Zoology: Marine plankton let the young do the steering

Nature Communications

クラゲのような生物種で、移動性の高いphysonect siphonophore(クダクラゲ目の動物)のコロニーが海中を移動する場合、年長の個虫が強力な推進力を生み出し、コロニーの前面に配置された年少の個虫が舵取りをすることが分かった。このように異なる発生段階にある個虫間の役割分担は、コロニーの繁栄にとって非常に重要なことと考えられている。この研究結果についての報告が、今週掲載される。

Siphonophoresは、クラゲ、イソギンチャク、サンゴと近縁のゼラチン状の浮遊生物で、動物の中で最も複雑なコロニーレベルの構造を有している。その一種であるシダレザクラクラゲ(Nanomia bijuga)は、食欲旺盛な捕食者で、ある程度の数の個虫(特化した個体)によって構成されており、それぞれが生き残りのために協働している。このコロニーの前面には遺伝的に同一な個虫が連なって分布しており、泳鐘と呼ばれる。泳鐘は、シダレザクラクラゲの推進用エンジンを構成しており、これを泳鐘部と呼ぶ。
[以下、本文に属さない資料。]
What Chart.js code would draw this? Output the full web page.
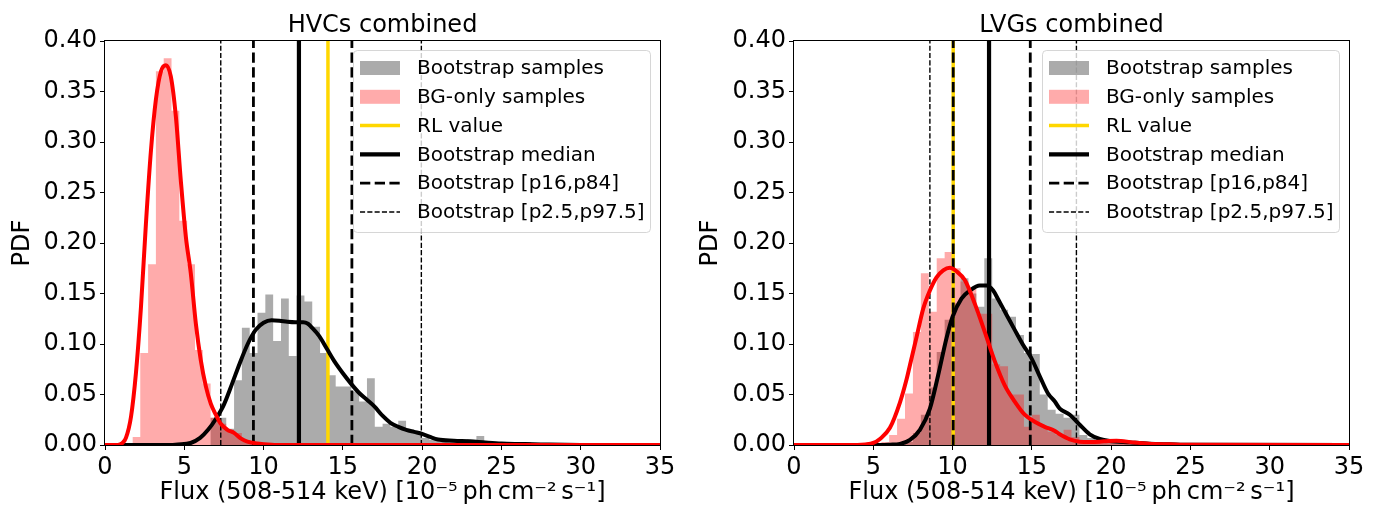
<!DOCTYPE html>
<html>
<head>
<meta charset="utf-8">
<script src="https://cdn.jsdelivr.net/npm/chart.js@4.4.1/dist/chart.umd.min.js"></script>
<style>
    html, body { margin: 0; padding: 0; background: #fff; }
    body { width: 1377px; height: 511px; position: relative; overflow: hidden; }
    .panel { position: absolute; top: 0; }
    #left { left: 0; }
    #right { left: 688px; }
</style>
</head>
<body>
<div class="panel" id="left"><canvas id="hvcChart" width="688" height="511"></canvas></div>
<div class="panel" id="right"><canvas id="lvgChart" width="689" height="511"></canvas></div>
<script>
// ---- HVCs combined (left panel) ----
const hvcBinWidth = 0.493;
const hvcBinCenters = [
    1.977, 2.470, 2.963, 3.456, 3.949, 4.442, 4.935, 5.428, 5.921, 6.414,
    6.907, 7.400, 7.893, 8.386, 8.879, 9.372, 9.865, 10.358, 10.851, 11.344,
    11.837, 12.330, 12.823, 13.316, 13.809, 14.302, 14.795, 15.288, 15.781, 16.274,
    16.767, 17.260, 17.753, 18.246, 18.739, 19.232, 19.725, 20.218, 20.711, 21.204,
    21.697, 22.190, 22.683, 23.176, 23.669, 24.162, 24.655, 25.148, 25.641, 26.134,
    26.627, 27.120,
];
const hvcBootstrapHist = [
    0, 0, 0, 0, 0, 0, 0, 0, 0, 0,
    0.027, 0.027, 0.016, 0.064, 0.116, 0.091, 0.131, 0.149, 0.103, 0.145,
    0.088, 0.148, 0.142, 0.117, 0.091, 0.069, 0.058, 0.058, 0.053, 0.043,
    0.066, 0.018, 0.021, 0.018, 0.024, 0.013, 0.013, 0.007, 0.005, 0.005,
    0.004, 0.004, 0.006, 0.003, 0.009, 0.002, 0.001, 0.001, 0.003, 0.001,
    0.003, 0.001,
];
const hvcBgHist = [
    0.008, 0.091, 0.179, 0.370, 0.383, 0.331, 0.222, 0.179, 0.094, 0.061,
    0.027, 0.021, 0.015, 0.012, 0.004, 0.002, 0, 0, 0, 0,
    0, 0, 0, 0, 0, 0, 0, 0, 0, 0,
    0, 0, 0, 0, 0, 0, 0, 0, 0, 0,
    0, 0, 0, 0, 0, 0, 0, 0, 0, 0,
    0, 0,
];
const hvcBootstrapKdeX = [0, 4.0, 4.6, 5.4, 6.0, 6.5, 7.0, 7.5, 8.0, 8.5, 9.0, 9.5, 10.0, 10.5, 11.0, 11.5,
    12.0, 12.5, 12.8, 13.0, 13.5, 14.0, 14.5, 15.0, 15.5, 16.0, 16.5, 17.0, 17.5, 18.0, 18.5, 19.0,
    19.5, 20.0, 20.5, 21.0, 22.0, 23.0, 24.0, 25.0, 26.0, 27.0, 28.0, 30.0, 35];
const hvcBootstrapKdeY = [0, 0, 0.0005, 0.002, 0.007, 0.015, 0.026, 0.040, 0.060, 0.081, 0.100, 0.114, 0.121, 0.1235, 0.123, 0.122,
    0.1215, 0.1215, 0.120, 0.117, 0.108, 0.095, 0.082, 0.071, 0.061, 0.052, 0.045, 0.038, 0.029, 0.022, 0.018, 0.015,
    0.013, 0.011, 0.008, 0.0055, 0.0043, 0.0036, 0.0024, 0.0014, 0.001, 0.0008, 0.0004, 0.0001, 0];
const hvcBgKdeX = [0, 0.8, 1.1, 1.32, 1.64, 1.95, 2.27, 2.58, 2.9, 3.21, 3.53, 3.84, 4.15, 4.47, 4.78, 5.10,
    5.41, 5.73, 6.04, 6.36, 6.67, 6.99, 7.30, 7.72, 8.14, 8.56, 8.98, 9.61, 10.5, 11.5, 35];
const hvcBgKdeY = [0, 0, 0.002, 0.007, 0.028, 0.071, 0.137, 0.219, 0.292, 0.342, 0.370, 0.376, 0.365, 0.325, 0.262, 0.206,
    0.170, 0.120, 0.084, 0.058, 0.041, 0.030, 0.021, 0.015, 0.012, 0.0066, 0.0033, 0.0015, 0.0003, 0, 0];
const hvcRL = 14.06;
const hvcMedian = 12.23;
const hvcP16P84 = [9.36, 15.57];
const hvcP2P97 = [7.30, 19.95];

// ---- LVGs combined (right panel) ----
const lvgBinWidth = 0.5;
const lvgBinCenters = [
    5.75, 6.25, 6.75, 7.25, 7.75, 8.25, 8.75, 9.25, 9.75, 10.25,
    10.75, 11.25, 11.75, 12.25, 12.75, 13.25, 13.75, 14.25, 14.75, 15.25,
    15.75, 16.25, 16.75, 17.25, 17.75, 18.25, 18.75, 19.25, 19.75, 20.25,
    20.75, 21.25, 21.75, 22.25, 22.75,
];
const lvgBootstrapHist = [
    0, 0, 0, 0.003, 0.012, 0.030, 0.057, 0.092, 0.124, 0.140,
    0.165, 0.150, 0.137, 0.185, 0.145, 0.134, 0.127, 0.109, 0.091, 0.090,
    0.050, 0.035, 0.031, 0.027, 0.030, 0.010, 0.007, 0.004, 0.003, 0.003,
    0.002, 0.001, 0.001, 0.001, 0.0005,
];
const lvgBgHist = [
    0.003, 0.010, 0.026, 0.051, 0.112, 0.170, 0.132, 0.185, 0.191, 0.175,
    0.162, 0.155, 0.130, 0.130, 0.080, 0.078, 0.050, 0.050, 0.018, 0.030,
    0.018, 0.013, 0.010, 0.015, 0.008, 0.005, 0.003, 0.002, 0.002, 0.006,
    0.002, 0.001, 0.0005, 0, 0,
];
const lvgBootstrapKdeX = [0, 5.5, 6.05, 6.68, 7.31, 7.94, 8.57, 9.09, 9.62, 10.0, 10.56, 11.09, 11.72, 12.14, 12.56, 12.88,
    13.4, 13.92, 14.45, 14.97, 15.5, 16.02, 16.45, 16.76, 17.39, 18.02, 18.65, 19.28, 19.91, 21.17, 22.4, 23.7, 25, 35];
const lvgBootstrapKdeY = [0, 0, 0.0003, 0.001, 0.005, 0.015, 0.036, 0.069, 0.106, 0.127, 0.145, 0.153, 0.158, 0.158, 0.153, 0.144,
    0.129, 0.114, 0.099, 0.086, 0.068, 0.051, 0.043, 0.036, 0.030, 0.020, 0.0106, 0.006, 0.004, 0.0026, 0.0013, 0.0007, 0.0002, 0];
const lvgBgKdeX = [0, 4.0, 4.5, 5.0, 5.42, 6.05, 6.68, 7.1, 7.31, 7.73, 8.15, 8.57, 8.99, 9.41, 9.83, 10.25,
    10.78, 11.4, 12.03, 12.66, 13.29, 13.92, 14.55, 15.18, 15.81, 16.43, 16.76, 17.39, 18.02, 18.65, 19.28, 19.8,
    20.33, 21.38, 22.4, 23.7, 25, 35];
const lvgBgKdeY = [0, 0, 0.0005, 0.002, 0.006, 0.017, 0.042, 0.065, 0.079, 0.107, 0.135, 0.153, 0.166, 0.173, 0.1755, 0.172,
    0.163, 0.140, 0.112, 0.083, 0.059, 0.043, 0.030, 0.023, 0.018, 0.014, 0.0106, 0.0056, 0.0033, 0.003, 0.0033, 0.004,
    0.0043, 0.0026, 0.0013, 0.0007, 0.0002, 0];
const lvgRL = 10.04;
const lvgMedian = 12.30;
const lvgP16P84 = [10.04, 14.90];
const lvgP2P97 = [8.57, 17.81];

// ---- shared axis setup ----
const xTicks = [0, 5, 10, 15, 20, 25, 30, 35];
const yTicks = [0, 0.05, 0.10, 0.15, 0.20, 0.25, 0.30, 0.35, 0.40];
const xLabel = "Flux (508-514 keV) [10\u207B\u2075\u2009ph\u2009cm\u207B\u00B2\u2009s\u207B\u00B9]";
const yLabel = "PDF";

const FONT = "'DejaVu Sans', sans-serif";
const GRAY_FILL = "rgba(128, 128, 128, 0.66)";
const RED_FILL = "rgba(255, 0, 0, 0.33)";
const GOLD = "#ffd700";

const legendItems = [
    { kind: "patch", color: GRAY_FILL, label: "Bootstrap samples" },
    { kind: "patch", color: RED_FILL, label: "BG-only samples" },
    { kind: "line", color: GOLD, width: 3.5, dash: [], label: "RL value" },
    { kind: "line", color: "#000", width: 4.2, dash: [], label: "Bootstrap median" },
    { kind: "line", color: "#000", width: 2.8, dash: [10.3, 4.4], label: "Bootstrap [p16,p84]" },
    { kind: "line", color: "#000", width: 1.4, dash: [5.1, 2.2], label: "Bootstrap [p2.5,p97.5]" },
];

function points(xs, ys) {
    return xs.map((x, i) => ({ x: x, y: ys[i] }));
}

// histogram as one filled step outline (bin left edges + closing right edge), no seams between bins
function histDataset(centers, width, values, color, order) {
    const data = centers.map((c, i) => ({ x: c - width / 2, y: values[i] }));
    data.push({ x: centers[centers.length - 1] + width / 2, y: values[values.length - 1] });
    return {
        type: "line",
        data: data,
        stepped: true,
        fill: "origin",
        backgroundColor: color,
        borderWidth: 0,
        pointRadius: 0,
        order: order,
    };
}

function kdeDataset(xs, ys, color, order) {
    return {
        type: "line",
        data: points(xs, ys),
        borderColor: color,
        borderWidth: 4,
        pointRadius: 0,
        fill: false,
        cubicInterpolationMode: "monotone",
        order: order,
    };
}

function vline(x, color, width, dash, order) {
    return {
        type: "line",
        data: [{ x: x, y: yTicks[0] }, { x: x, y: yTicks[yTicks.length - 1] }],
        borderColor: color,
        borderWidth: width,
        borderDash: dash,
        pointRadius: 0,
        fill: false,
        order: order,
    };
}

// title, frame and in-axes legend
const panelDecor = {
    id: "panelDecor",
    afterDatasetsDraw(chart) {
        const { ctx, chartArea: a } = chart;
        ctx.save();
        ctx.strokeStyle = "#000";
        ctx.lineWidth = 1;
        ctx.strokeRect(a.left - 0.5, a.top - 0.5, a.right - a.left + 1, a.bottom - a.top + 1);
        ctx.restore();
    },
    afterDraw(chart, args, opts) {
        const { ctx, chartArea: a } = chart;
        ctx.save();
        ctx.fillStyle = "#000";
        ctx.font = "24px " + FONT;
        ctx.textAlign = "center";
        ctx.textBaseline = "alphabetic";
        ctx.fillText(opts.title, (a.left + a.right) / 2, 32);

        // legend box
        const w = 297, h = 182;
        const bx = a.right - 10 - w, by = a.top + 9;
        ctx.beginPath();
        ctx.roundRect(bx + 0.5, by + 0.5, w, h, 4);
        ctx.fillStyle = "rgba(255,255,255,0.8)";
        ctx.fill();
        ctx.strokeStyle = "rgba(204,204,204,0.8)";
        ctx.lineWidth = 1;
        ctx.stroke();

        ctx.font = "20px " + FONT;
        ctx.textAlign = "left";
        ctx.textBaseline = "middle";
        legendItems.forEach((item, i) => {
            const cy = by + 18 + 28.8 * i;
            const hx = bx + 7;
            if (item.kind === "patch") {
                ctx.fillStyle = item.color;
                ctx.fillRect(hx, cy - 7, 40, 14);
            } else {
                ctx.beginPath();
                ctx.setLineDash(item.dash);
                ctx.strokeStyle = item.color;
                ctx.lineWidth = item.width;
                ctx.moveTo(hx, cy);
                ctx.lineTo(hx + 40, cy);
                ctx.stroke();
                ctx.setLineDash([]);
            }
            ctx.fillStyle = "#000";
            ctx.fillText(item.label, bx + 64, cy + 1);
        });
        ctx.restore();
    },
};

function makePanel(canvasId, title, yAxisWidth, d) {
    const tickFont = { family: FONT, size: 24 };
    return new Chart(document.getElementById(canvasId), {
        type: "line",
        data: {
            datasets: [
                kdeDataset(d.bgKdeX, d.bgKdeY, "#ff0000", 1),
                kdeDataset(d.bootKdeX, d.bootKdeY, "#000000", 2),
                vline(d.p2p97[0], "#000", 1.4, [5.1, 2.2], 5),
                vline(d.p2p97[1], "#000", 1.4, [5.1, 2.2], 5),
                vline(d.p16p84[0], "#000", 2.8, [10.3, 4.4], 6),
                vline(d.p16p84[1], "#000", 2.8, [10.3, 4.4], 6),
                vline(d.median, "#000", 4.2, [], 7),
                vline(d.rl, GOLD, 3.5, [], 8),
                histDataset(d.centers, d.binWidth, d.bgHist, RED_FILL, 9),
                histDataset(d.centers, d.binWidth, d.bootHist, GRAY_FILL, 10),
            ],
        },
        options: {
            responsive: false,
            animation: false,
            events: [],
            layout: { padding: { top: 41, right: 28, left: 0, bottom: 0 } },
            plugins: {
                legend: { display: false },
                tooltip: { enabled: false },
                panelDecor: { title: title },
            },
            scales: {
                x: {
                    type: "linear",
                    min: xTicks[0],
                    max: xTicks[xTicks.length - 1],
                    offset: false,
                    afterBuildTicks: (s) => { s.ticks = xTicks.map((v) => ({ value: v })); },
                    afterFit: (s) => { s.height = 66; },
                    ticks: { font: tickFont, color: "#000", padding: 3, maxRotation: 0, autoSkip: false },
                    grid: { display: true, drawOnChartArea: false, drawTicks: true, tickLength: 5, color: "#000", offset: false },
                    border: { display: false },
                    title: { display: true, text: xLabel, font: tickFont, color: "#000", padding: { top: 0, bottom: 4 } },
                },
                y: {
                    type: "linear",
                    min: yTicks[0],
                    max: yTicks[yTicks.length - 1],
                    afterBuildTicks: (s) => { s.ticks = yTicks.map((v) => ({ value: v })); },
                    afterFit: (s) => { s.width = yAxisWidth; },
                    ticks: { font: tickFont, color: "#000", padding: 3, callback: (v) => v.toFixed(2) },
                    grid: { display: true, drawOnChartArea: false, drawTicks: true, tickLength: 5, color: "#000" },
                    border: { display: false },
                    title: { display: true, text: yLabel, font: tickFont, color: "#000", padding: { top: 8, bottom: 0 } },
                },
            },
        },
        plugins: [panelDecor],
    });
}

makePanel("hvcChart", "HVCs combined", 105, {
    centers: hvcBinCenters, binWidth: hvcBinWidth, bootHist: hvcBootstrapHist, bgHist: hvcBgHist,
    bootKdeX: hvcBootstrapKdeX, bootKdeY: hvcBootstrapKdeY, bgKdeX: hvcBgKdeX, bgKdeY: hvcBgKdeY,
    rl: hvcRL, median: hvcMedian, p16p84: hvcP16P84, p2p97: hvcP2P97,
});
makePanel("lvgChart", "LVGs combined", 106, {
    centers: lvgBinCenters, binWidth: lvgBinWidth, bootHist: lvgBootstrapHist, bgHist: lvgBgHist,
    bootKdeX: lvgBootstrapKdeX, bootKdeY: lvgBootstrapKdeY, bgKdeX: lvgBgKdeX, bgKdeY: lvgBgKdeY,
    rl: lvgRL, median: lvgMedian, p16p84: lvgP16P84, p2p97: lvgP2P97,
});
</script>
</body>
</html>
泳鐘部は、水を後方に噴出してジェットエンジンのように作用する。泳鐘部の後方には生殖と摂食に特化した個虫が付着している。

今回、John Costelloたちは、画像追跡法を用いてシダレザクラクラゲにおけるマルチジェット推進システムの作用を正確に調べ、コロニーの前面で成長する若齢で体の小さな泳鐘がジェットを利用して進行方向を調節してコロニーを操縦していることを発見した。これに対し、高齢で体の大きな泳鐘は前方推力と逆推力を生み出してコロニーの昼夜移動における推進力を提供している。このパターンにより、コロニーの全てのメンバー(年少の個虫と年長の個虫)が重要な任務を遂行するようになり、その発生構造から協力状態が生じるようになっている。このように単純かつ効率的にマルチエンジンを組織化する方法は、水中推進車両の設計に影響を及ぼす可能性があるとCostelloたちは考えている。